The mode option Append has a catch!

df.write.partitionBy("y","m","d")
.mode(SaveMode.Append)
.parquet("/data/hive/warehouse/mydbname.db/" + tableName)

I've tested and saw that this will keep the existing partition files. However, the problem this time is the following: If you run the same code twice (with the same data), then it will create new parquet files instead of replacing the existing ones for the same data (Spark 1.6). So, instead of using Append, we can still solve this problem with Overwrite. Instead of overwriting at the table level, we should overwrite at the partition level.

df.write.mode(SaveMode.Overwrite)
.parquet("/data/hive/warehouse/mydbname.db/" + tableName + "/y=" + year + "/m=" + month + "/d=" + day)

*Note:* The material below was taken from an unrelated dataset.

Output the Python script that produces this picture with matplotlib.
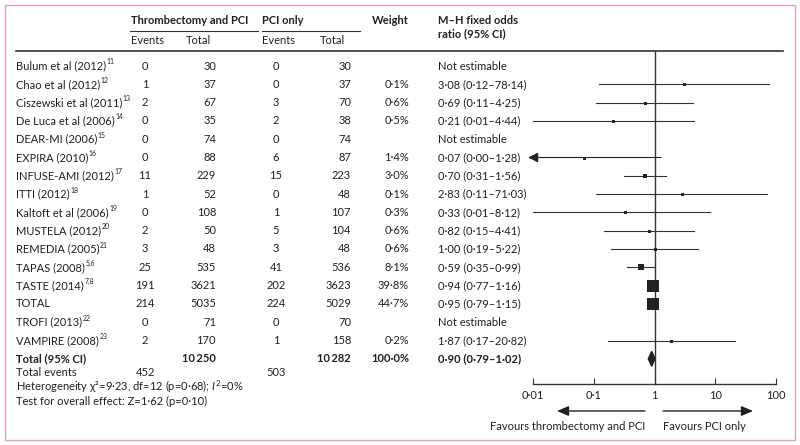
import numpy as np
import matplotlib.pyplot as plt
from matplotlib.patches import Rectangle, Polygon

plt.rcParams['font.family'] = ['Lato', 'DejaVu Sans']
plt.rcParams['mathtext.fontset'] = 'custom'
plt.rcParams['mathtext.rm'] = 'Lato'
plt.rcParams['mathtext.it'] = 'Lato:italic'
plt.rcParams['mathtext.bf'] = 'Lato:bold'

# study data
studies = ["Bulum et al (2012)", "Chao et al (2012)", "Ciszewski et al (2011)",
           "De Luca et al (2006)", "DEAR-MI (2006)", "EXPIRA (2010)",
           "INFUSE-AMI (2012)", "ITTI (2012)", "Kaltoft et al (2006)",
           "MUSTELA (2012)", "REMEDIA (2005)", "TAPAS (2008)", "TASTE (2014)",
           "TOTAL", "TROFI (2013)", "VAMPIRE (2008)"]
refs = ["11", "12", "13", "14", "15", "16", "17", "18", "19", "20", "21",
        "5,6", "7,8", "", "22", "23"]
thr_events = [0, 1, 2, 0, 0, 0, 11, 1, 0, 2, 3, 25, 191, 214, 0, 2]
thr_total = [30, 37, 67, 35, 74, 88, 229, 52, 108, 50, 48, 535, 3621, 5035, 71, 170]
pci_events = [0, 0, 3, 2, 0, 6, 15, 0, 1, 5, 3, 41, 202, 224, 0, 1]
pci_total = [30, 37, 70, 38, 74, 87, 223, 48, 107, 104, 48, 536, 3623, 5029, 70, 158]
weights = [np.nan, 0.1, 0.6, 0.5, np.nan, 1.4, 3.0, 0.1, 0.3, 0.6, 0.6, 8.1,
           39.8, 44.7, np.nan, 0.2]
odds = [np.nan, 3.08, 0.69, 0.21, np.nan, 0.07, 0.70, 2.83, 0.33, 0.82, 1.00,
        0.59, 0.94, 0.95, np.nan, 1.87]
ci_low = [np.nan, 0.12, 0.11, 0.01, np.nan, 0.00, 0.31, 0.11, 0.01, 0.15, 0.19,
          0.35, 0.77, 0.79, np.nan, 0.17]
ci_high = [np.nan, 78.14, 4.25, 4.44, np.nan, 1.28, 1.56, 71.03, 8.12, 4.41,
           5.22, 0.99, 1.16, 1.15, np.nan, 20.82]

pooled_thr_total, pooled_pci_total = 10250, 10282
pooled_events = [452, 503]
pooled_or, pooled_low, pooled_high = 0.90, 0.79, 1.02
axis_ticks = [0.01, 0.1, 1, 10, 100]
tick_labels = ["0·01", "0·1", "1", "10", "100"]

TXT = '#231f20'
FS = 8.0


def dot(s):
    return s.replace('.', '·')


fig = plt.figure(figsize=(8, 4.45), dpi=100)
ax = fig.add_axes([0, 0, 1, 1])
ax.set_xlim(0, 800)
ax.set_ylim(445, 0)
ax.axis('off')
renderer = fig.canvas.get_renderer()

# frame
ax.add_patch(Rectangle((5, 5), 790, 435, fill=False, edgecolor='#e3a3b6', lw=1))

# header
ax.text(131, 20, "Thrombectomy and PCI", fontsize=FS, fontweight='bold', color=TXT, va='center')
ax.text(262, 20, "PCI only", fontsize=FS, fontweight='bold', color=TXT, va='center')
ax.text(372, 20, "Weight", fontsize=FS, fontweight='bold', color=TXT, va='center')
ax.text(438, 20, "M–H fixed odds", fontsize=FS, fontweight='bold', color=TXT, va='center')
ax.text(438, 34, "ratio (95% CI)", fontsize=FS, fontweight='bold', color=TXT, va='center')
ax.plot([130, 258], [30.5, 30.5], color='#333333', lw=0.8)
ax.plot([262, 360], [30.5, 30.5], color='#333333', lw=0.8)
for x, s in [(131, "Events"), (186, "Total"), (262, "Events"), (320, "Total")]:
    ax.text(x, 41, s, fontsize=FS, color=TXT, va='center')
ax.plot([16, 783], [51, 51], color='#333333', lw=1.2)

row_y = 66 + np.arange(len(studies)) * 18.3

for i, y in enumerate(row_y):
    t = ax.text(16, y, studies[i], fontsize=FS, color=TXT, va='center')
    if refs[i]:
        bb = t.get_window_extent(renderer).transformed(ax.transData.inverted())
        ax.text(bb.x1 + 0.5, y - 4, refs[i], fontsize=FS * 0.62, color=TXT, va='center')
    ax.text(145, y, str(thr_events[i]), fontsize=FS, color=TXT, va='center', ha='center')
    ax.text(216, y, str(thr_total[i]), fontsize=FS, color=TXT, va='center', ha='right')
    ax.text(276, y, str(pci_events[i]), fontsize=FS, color=TXT, va='center', ha='center')
    ax.text(351, y, str(pci_total[i]), fontsize=FS, color=TXT, va='center', ha='right')
    if np.isnan(odds[i]):
        ax.text(438, y, "Not estimable", fontsize=FS, color=TXT, va='center')
    else:
        ax.text(409, y, dot(f"{weights[i]:.1f}%"), fontsize=FS, color=TXT, va='center', ha='right')
        ax.text(438, y, dot(f"{odds[i]:.2f} ({ci_low[i]:.2f}–{ci_high[i]:.2f})"),
                fontsize=FS, color=TXT, va='center')

y_tot = row_y[-1] + 18.3
ax.text(16, y_tot, "Total (95% CI)", fontsize=FS, fontweight='bold', color=TXT, va='center')
ax.text(216, y_tot, f"{pooled_thr_total:,}".replace(',', '\u2009'), fontsize=FS,
        fontweight='bold', color=TXT, va='center', ha='right')
ax.text(351, y_tot, f"{pooled_pci_total:,}".replace(',', '\u2009'), fontsize=FS,
        fontweight='bold', color=TXT, va='center', ha='right')
ax.text(409, y_tot, "100·0%", fontsize=FS, fontweight='bold', color=TXT, va='center', ha='right')
ax.text(438, y_tot, dot(f"{pooled_or:.2f} ({pooled_low:.2f}–{pooled_high:.2f})"),
        fontsize=FS, fontweight='bold', color=TXT, va='center')

ax.text(16, 373, "Total events", fontsize=FS, color=TXT, va='center')
ax.text(145, 373, str(pooled_events[0]), fontsize=FS, color=TXT, va='center', ha='center')
ax.text(276, 373, str(pooled_events[1]), fontsize=FS, color=TXT, va='center', ha='center')
ax.text(16, 387, "Heterogeneity χ²=9·23, df=12 (p=0·68); $\\mathit{I}^{\\mathregular{2}}$=0%",
        fontsize=FS, color=TXT, va='center')
ax.text(16, 401, "Test for overall effect: Z=1·62 (p=0·10)", fontsize=FS, color=TXT, va='center')

# forest plot on log axis
px_per_dec = 60.75
x_one = 654.5
left_px = x_one - 2.1 * px_per_dec
right_px = x_one + 2.1 * px_per_dec
fa = fig.add_axes([left_px / 800, 0, (right_px - left_px) / 800, 1])
fa.set_xscale('log')
fa.set_xlim(10 ** -2.1, 10 ** 2.1)
fa.set_ylim(445, 0)
fa.patch.set_visible(False)
for s in ['top', 'left', 'right']:
    fa.spines[s].set_visible(False)
fa.spines['bottom'].set_position(('data', 384))
fa.spines['bottom'].set_bounds(0.01, 100)
fa.spines['bottom'].set_color('#333333')
fa.spines['bottom'].set_linewidth(1)
fa.set_yticks([])
fa.set_xticks(axis_ticks)
fa.set_xticklabels(tick_labels)
fa.minorticks_off()
fa.tick_params(axis='x', direction='in', length=4, width=0.8, colors='#333333',
               labelsize=FS, labelcolor=TXT, pad=4)

fa.plot([1, 1], [51, 384], color='#333333', lw=1)

for i, y in enumerate(row_y):
    if np.isnan(odds[i]):
        continue
    lo = ci_low[i]
    if lo <= 0:
        fa.annotate("", xy=(10 ** -2.08, y), xytext=(ci_high[i], y),
                    arrowprops=dict(arrowstyle='-|>,head_length=0.6,head_width=0.3',
                                    color='#222222', lw=0.8, shrinkA=0, shrinkB=0))
    else:
        fa.plot([lo, ci_high[i]], [y, y], color='#333333', lw=0.8)
    side = max(3.0, 1.9 * np.sqrt(weights[i]))
    fa.plot(odds[i], y, marker='s', ms=side * 0.72, color='#222222', mew=0)

fa.add_patch(Polygon([(pooled_low, y_tot), (pooled_or, y_tot - 7.5),
                      (pooled_high, y_tot), (pooled_or, y_tot + 7.5)],
                     closed=True, color='#222222'))

# favours arrows
ax.annotate("", xy=(557, 411), xytext=(645, 411),
            arrowprops=dict(arrowstyle='-|>,head_length=0.7,head_width=0.3',
                            color='#222222', lw=1, shrinkA=0, shrinkB=0))
ax.annotate("", xy=(753, 411), xytext=(663, 411),
            arrowprops=dict(arrowstyle='-|>,head_length=0.7,head_width=0.3',
                            color='#222222', lw=1, shrinkA=0, shrinkB=0))
ax.text(645, 426, "Favours thrombectomy and PCI", fontsize=FS, color=TXT, va='center', ha='right')
ax.text(663, 426, "Favours PCI only", fontsize=FS, color=TXT, va='center', ha='left')

fig.savefig("out.png", dpi=100)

See the following link for more information:

Overwrite specific partitions in spark dataframe write method

(I've updated my reply after suriyanto's comment. Thnx.)

Solution 2

This is an old topic, but I was having the same problem and found another solution, just set your partition overwrite mode to dynamic by using:

spark.conf.set('spark.sql.sources.partitionOverwriteMode', 'dynamic')

So, my spark session is configured like this:

spark = SparkSession.builder.appName('AppName').getOrCreate()
spark.conf.set('spark.sql.sources.partitionOverwriteMode', 'dynamic')

Solution 3

I know this is very old. As I can not see any solution posted, I will go ahead and post one. This approach assumes you have a hive table over the directory you want to write to. One way to deal with this problem is to create a temp view from dataFrame which should be added to the table and then use normal hive-like insert overwrite table ... command:

dataFrame.createOrReplaceTempView("temp_view")
spark.sql("insert overwrite table table_name partition ('eventdate', 'hour', 'processtime')select * from temp_view")

It preserves old partitions while (over)writing to only new partitions.

Share:
76,591
Admin
Author by

Admin

Updated on July 09, 2022

Comments

  • Admin
    Admin almost 2 years

    I am trying to save a DataFrame to HDFS in Parquet format using DataFrameWriter, partitioned by three column values, like this:

    dataFrame.write.mode(SaveMode.Overwrite).partitionBy("eventdate", "hour", "processtime").parquet(path)
    

    As mentioned in this question, partitionBy will delete the full existing hierarchy of partitions at path and replaced them with the partitions in dataFrame. Since new incremental data for a particular day will come in periodically, what I want is to replace only those partitions in the hierarchy that dataFrame has data for, leaving the others untouched.

    To do this it appears I need to save each partition individually using its full path, something like this:

    singlePartition.write.mode(SaveMode.Overwrite).parquet(path + "/eventdate=2017-01-01/hour=0/processtime=1234567890")
    

    However I'm having trouble understanding the best way to organize the data into single-partition DataFrames so that I can write them out using their full path. One idea was something like:

    dataFrame.repartition("eventdate", "hour", "processtime").foreachPartition ...
    

    But foreachPartition operates on an Iterator[Row] which is not ideal for writing out to Parquet format.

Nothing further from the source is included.